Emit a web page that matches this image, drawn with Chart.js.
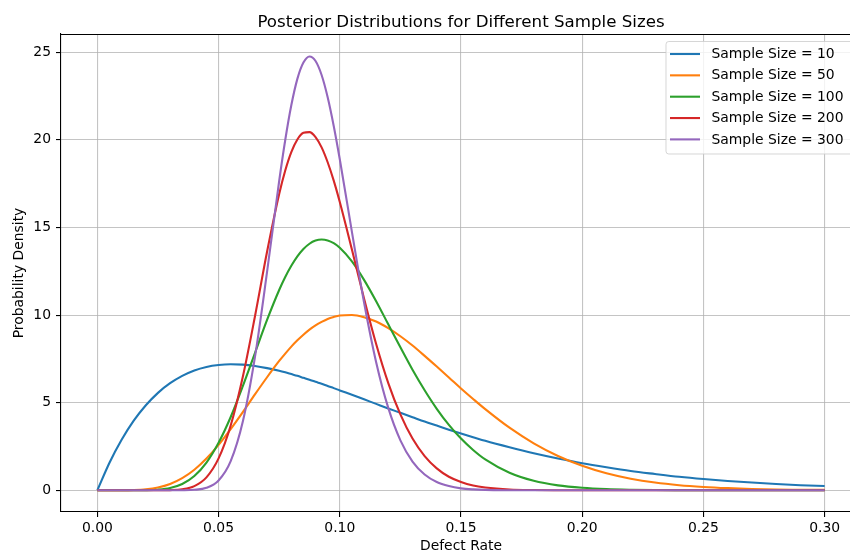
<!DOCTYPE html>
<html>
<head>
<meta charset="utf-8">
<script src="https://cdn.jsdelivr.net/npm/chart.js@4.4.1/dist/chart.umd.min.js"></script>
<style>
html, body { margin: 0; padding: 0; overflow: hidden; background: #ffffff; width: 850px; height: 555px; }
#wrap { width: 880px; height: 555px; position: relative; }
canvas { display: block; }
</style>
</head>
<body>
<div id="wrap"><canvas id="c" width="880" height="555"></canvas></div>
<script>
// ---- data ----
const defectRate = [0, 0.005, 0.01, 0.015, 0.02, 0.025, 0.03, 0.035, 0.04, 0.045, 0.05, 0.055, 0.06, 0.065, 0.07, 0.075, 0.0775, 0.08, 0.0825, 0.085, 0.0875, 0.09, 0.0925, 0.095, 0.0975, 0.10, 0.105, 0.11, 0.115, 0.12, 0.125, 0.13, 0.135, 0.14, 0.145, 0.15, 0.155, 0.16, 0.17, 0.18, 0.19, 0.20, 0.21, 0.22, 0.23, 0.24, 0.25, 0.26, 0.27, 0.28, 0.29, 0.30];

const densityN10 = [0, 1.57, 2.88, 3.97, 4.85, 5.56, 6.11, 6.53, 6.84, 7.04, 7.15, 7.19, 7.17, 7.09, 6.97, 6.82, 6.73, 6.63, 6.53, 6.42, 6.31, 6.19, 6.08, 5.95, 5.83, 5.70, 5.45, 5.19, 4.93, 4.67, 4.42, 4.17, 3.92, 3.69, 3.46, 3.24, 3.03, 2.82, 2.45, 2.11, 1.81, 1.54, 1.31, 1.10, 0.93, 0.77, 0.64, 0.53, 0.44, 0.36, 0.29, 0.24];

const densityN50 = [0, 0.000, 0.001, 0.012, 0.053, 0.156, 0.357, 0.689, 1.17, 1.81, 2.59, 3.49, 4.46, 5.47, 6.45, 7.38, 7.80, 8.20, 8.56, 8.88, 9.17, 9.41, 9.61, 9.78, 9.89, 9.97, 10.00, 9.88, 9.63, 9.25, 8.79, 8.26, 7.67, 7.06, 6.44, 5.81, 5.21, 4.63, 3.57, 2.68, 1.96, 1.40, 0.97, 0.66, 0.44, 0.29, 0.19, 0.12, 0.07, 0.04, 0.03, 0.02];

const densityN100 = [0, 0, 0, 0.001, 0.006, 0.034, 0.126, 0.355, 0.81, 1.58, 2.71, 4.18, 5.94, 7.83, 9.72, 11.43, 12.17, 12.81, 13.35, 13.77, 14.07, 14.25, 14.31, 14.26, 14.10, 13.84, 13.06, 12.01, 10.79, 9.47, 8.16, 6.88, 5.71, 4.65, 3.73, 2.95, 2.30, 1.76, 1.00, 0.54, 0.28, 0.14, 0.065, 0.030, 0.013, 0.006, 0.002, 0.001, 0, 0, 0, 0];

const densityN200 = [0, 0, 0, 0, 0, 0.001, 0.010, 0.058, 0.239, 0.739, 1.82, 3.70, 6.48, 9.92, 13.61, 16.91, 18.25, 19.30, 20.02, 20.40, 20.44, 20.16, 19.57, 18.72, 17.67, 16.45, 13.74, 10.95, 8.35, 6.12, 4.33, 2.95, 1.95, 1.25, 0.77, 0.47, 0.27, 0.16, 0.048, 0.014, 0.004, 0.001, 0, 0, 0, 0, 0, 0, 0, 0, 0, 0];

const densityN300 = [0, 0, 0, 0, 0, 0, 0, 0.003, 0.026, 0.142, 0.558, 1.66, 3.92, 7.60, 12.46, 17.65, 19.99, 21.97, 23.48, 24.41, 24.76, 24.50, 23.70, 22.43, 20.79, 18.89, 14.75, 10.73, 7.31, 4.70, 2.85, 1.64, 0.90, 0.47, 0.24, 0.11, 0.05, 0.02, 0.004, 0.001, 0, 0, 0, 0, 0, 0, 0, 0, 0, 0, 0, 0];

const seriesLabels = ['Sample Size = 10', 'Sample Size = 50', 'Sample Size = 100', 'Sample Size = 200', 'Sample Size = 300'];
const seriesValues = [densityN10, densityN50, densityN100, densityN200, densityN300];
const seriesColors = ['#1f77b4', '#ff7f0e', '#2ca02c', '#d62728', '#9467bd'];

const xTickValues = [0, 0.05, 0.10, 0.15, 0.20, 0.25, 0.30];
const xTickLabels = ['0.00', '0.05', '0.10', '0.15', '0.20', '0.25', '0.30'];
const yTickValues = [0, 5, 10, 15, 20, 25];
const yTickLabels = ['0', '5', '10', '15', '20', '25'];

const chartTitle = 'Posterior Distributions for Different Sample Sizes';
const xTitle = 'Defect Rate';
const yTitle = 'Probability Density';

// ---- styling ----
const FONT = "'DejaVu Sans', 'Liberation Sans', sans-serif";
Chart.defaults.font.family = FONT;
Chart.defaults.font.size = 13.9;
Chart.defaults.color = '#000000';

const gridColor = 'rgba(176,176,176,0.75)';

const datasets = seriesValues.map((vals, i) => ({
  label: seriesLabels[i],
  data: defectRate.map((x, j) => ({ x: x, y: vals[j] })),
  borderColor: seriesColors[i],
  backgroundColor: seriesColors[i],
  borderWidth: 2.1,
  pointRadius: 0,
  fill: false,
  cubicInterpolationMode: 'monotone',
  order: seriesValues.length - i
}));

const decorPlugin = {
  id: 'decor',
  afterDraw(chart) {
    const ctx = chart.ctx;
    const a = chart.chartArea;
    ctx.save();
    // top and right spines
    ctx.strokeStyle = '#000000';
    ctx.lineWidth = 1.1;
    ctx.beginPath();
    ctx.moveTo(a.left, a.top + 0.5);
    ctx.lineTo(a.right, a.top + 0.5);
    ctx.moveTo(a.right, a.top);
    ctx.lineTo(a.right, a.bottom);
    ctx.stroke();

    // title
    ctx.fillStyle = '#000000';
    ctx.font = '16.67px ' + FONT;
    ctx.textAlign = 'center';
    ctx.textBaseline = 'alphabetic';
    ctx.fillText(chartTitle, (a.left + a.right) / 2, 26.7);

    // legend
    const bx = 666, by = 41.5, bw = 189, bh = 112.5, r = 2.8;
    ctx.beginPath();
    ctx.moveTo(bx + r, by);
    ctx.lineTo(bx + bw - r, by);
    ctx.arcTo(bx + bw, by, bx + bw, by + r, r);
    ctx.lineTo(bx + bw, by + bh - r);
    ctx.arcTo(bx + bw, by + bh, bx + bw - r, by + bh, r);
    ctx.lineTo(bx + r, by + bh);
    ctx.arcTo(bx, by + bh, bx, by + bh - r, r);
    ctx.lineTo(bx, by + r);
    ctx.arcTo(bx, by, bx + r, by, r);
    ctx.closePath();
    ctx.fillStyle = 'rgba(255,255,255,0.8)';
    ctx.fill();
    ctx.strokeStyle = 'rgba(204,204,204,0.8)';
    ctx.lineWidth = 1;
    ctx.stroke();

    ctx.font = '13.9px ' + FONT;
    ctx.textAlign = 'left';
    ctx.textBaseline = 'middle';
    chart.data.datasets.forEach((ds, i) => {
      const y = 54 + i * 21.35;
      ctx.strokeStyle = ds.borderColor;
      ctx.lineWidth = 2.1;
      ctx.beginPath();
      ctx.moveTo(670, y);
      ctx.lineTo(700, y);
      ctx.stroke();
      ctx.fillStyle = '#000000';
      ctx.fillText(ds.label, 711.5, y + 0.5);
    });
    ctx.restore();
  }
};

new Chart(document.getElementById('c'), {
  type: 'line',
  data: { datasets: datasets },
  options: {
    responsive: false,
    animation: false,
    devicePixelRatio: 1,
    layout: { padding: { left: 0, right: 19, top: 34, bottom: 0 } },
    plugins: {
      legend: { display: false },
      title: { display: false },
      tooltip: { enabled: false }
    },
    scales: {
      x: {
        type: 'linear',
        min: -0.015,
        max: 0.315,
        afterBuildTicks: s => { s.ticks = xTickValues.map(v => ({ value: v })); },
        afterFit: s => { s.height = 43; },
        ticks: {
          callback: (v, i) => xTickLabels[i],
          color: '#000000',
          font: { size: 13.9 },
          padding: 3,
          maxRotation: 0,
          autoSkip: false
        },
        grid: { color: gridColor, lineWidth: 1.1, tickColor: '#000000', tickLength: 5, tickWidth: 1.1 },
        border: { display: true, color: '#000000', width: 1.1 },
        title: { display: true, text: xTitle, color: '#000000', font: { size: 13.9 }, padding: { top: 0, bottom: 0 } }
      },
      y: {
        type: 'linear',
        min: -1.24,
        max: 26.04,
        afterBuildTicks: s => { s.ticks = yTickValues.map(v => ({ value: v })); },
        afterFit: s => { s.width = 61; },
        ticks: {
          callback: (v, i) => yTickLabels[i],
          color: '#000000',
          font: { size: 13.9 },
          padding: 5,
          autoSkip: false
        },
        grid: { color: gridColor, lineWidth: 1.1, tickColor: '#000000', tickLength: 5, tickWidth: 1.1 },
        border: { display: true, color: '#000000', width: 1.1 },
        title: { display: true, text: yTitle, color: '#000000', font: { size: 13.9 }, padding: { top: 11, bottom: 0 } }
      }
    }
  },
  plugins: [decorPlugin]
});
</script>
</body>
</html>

■ Prompt
Leave out the pictures and repeat exactly the lines from the start of the material through the line that contains "0.28, 0.29, 0.30];", both included.

■ Reply to the task
Emit a web page that matches this image, drawn with Chart.js.
<!DOCTYPE html>
<html>
<head>
<meta charset="utf-8">
<script src="https://cdn.jsdelivr.net/npm/chart.js@4.4.1/dist/chart.umd.min.js"></script>
<style>
html, body { margin: 0; padding: 0; overflow: hidden; background: #ffffff; width: 850px; height: 555px; }
#wrap { width: 880px; height: 555px; position: relative; }
canvas { display: block; }
</style>
</head>
<body>
<div id="wrap"><canvas id="c" width="880" height="555"></canvas></div>
<script>
// ---- data ----
const defectRate = [0, 0.005, 0.01, 0.015, 0.02, 0.025, 0.03, 0.035, 0.04, 0.045, 0.05, 0.055, 0.06, 0.065, 0.07, 0.075, 0.0775, 0.08, 0.0825, 0.085, 0.0875, 0.09, 0.0925, 0.095, 0.0975, 0.10, 0.105, 0.11, 0.115, 0.12, 0.125, 0.13, 0.135, 0.14, 0.145, 0.15, 0.155, 0.16, 0.17, 0.18, 0.19, 0.20, 0.21, 0.22, 0.23, 0.24, 0.25, 0.26, 0.27, 0.28, 0.29, 0.30];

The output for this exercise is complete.